Non pas refaire le monde donc, mais fabriquer un monde – comme le suggère Ursula Le Guin dans Danser au bord du monde – pas une utopie, une dystopie, une fin du monde, mais un monde tel qu’il est vraiment, tissé et entrelacé d’agentivités.
Dans ce travail, l’incidence matérielle n’est pas technique, elle est topographique, liée aux circonstances du moment, à une forme de grâce du lieu à laquelle se mêle le public. A une fragilité liée au vivant : les vaches s’enfuient, qu’importe, le public devient la vache Naïa. Le gardien de la friche change le code de la grille fermée, oublie de le dire et ne répond pas au téléphone ? Un de ses amis hébergés chez lui, parlant avec difficulté, annone le code à une heure de la performance, miracles occur dit Sylvia Plath, mais sinon, on aurait pris une échelle, appelé le musée, pris une action…
Que reste-t-il du drame ?
De petits corps s’échangent entre toi et la friche. Comme l’animal qui revient au nid, tu emmènes chez toi des petits bouts d’elle. Tu prends le parti d’une chose. La première fois, une pousse de gaillet aplatie dans ton carnet ; la deuxième l’œil du jour aux longs cils, la marguerite, reçue de l’Enfant ; une autre fois, une pomme tombée du pin noir ; à ta dernière visite, la feuille de l’érable sycomore.
La lecture performance ne se joue qu’une seule fois. Que reste-t-il du drame?
L’écriture au printemps, ce sont les fleurs qu’on attend des cerisiers du Japon, les pivoines qui s’extirpent raides de volonté et forment longtemps de gros boutons ; c’est une chance, aussi, parce que ce ne sont pas les bourgeons d’avril frappés par les gelées de mai, la lecture éclot, elle performe, mais juste après, le lendemain, comme les fleurs des cerisiers du Japon, comme les pivoines, la performance disparait dans l’orage, le coup de vent du jour qui passe et je recueille les petits mots du public comme de jolis pétales attardés au sol. (Sur mon site, dans la rubrique sur mon travail, je loge des retours du public, oraux, écrits ou restranscrits.)

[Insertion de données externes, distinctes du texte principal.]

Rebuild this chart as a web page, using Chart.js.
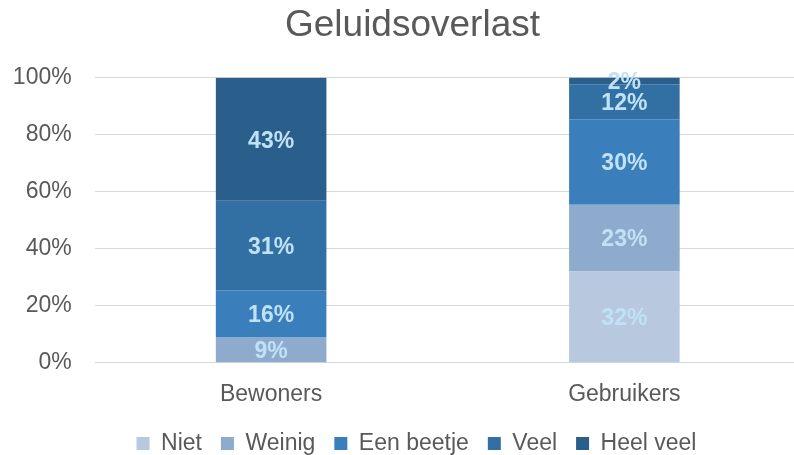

A force de fréquenter la friche, j’ai rencontré, vu grandir et s’étoffer l’érable sycomore; j’ai appris à le connaître, le reconnaître en d’autres lieux, jusqu’à m’y attacher. J’en trouve sur les bords de routes à Boitsfort, dans les talus, jusqu’à l’ancienne mangeoire de mon jardin. L’arbre du Tiers paysage. Une grande partie de mon texte lui est dédié, parce que c’était lui, à ce moment de l’écriture, qui me parlait. Dans la friche foisonnante, c’est lui que j’ai choisi, préféré un peu et il s’est laissé écrire.
Désormais je le retrouve partout, comme après le Vercors l’été dernier, j’avais retrouvé en Wallonie et même en Flandres les plantes d’Amélie, la plasticienne qui m’a ouverte dans un premier projet collectif autour du Tiers paysage.
Et comme ces plantes que je voyais avant sans bien les connaître, désormais je le nomme chaque fois, l’érable sycomore, et ses fruits – les samares –comme un conte de milles et une nuit.
Et peut-être, en est-il de même du public ?
Souvent, après, on me réclame le texte imprimé, reste-t-il indispensable ?
Le monde sera-t-il guéri ? Non, mais, pourquoi pas, notre façon de l’habiter ?
Merci beaucoup, Maud et Aline, tous et toutes.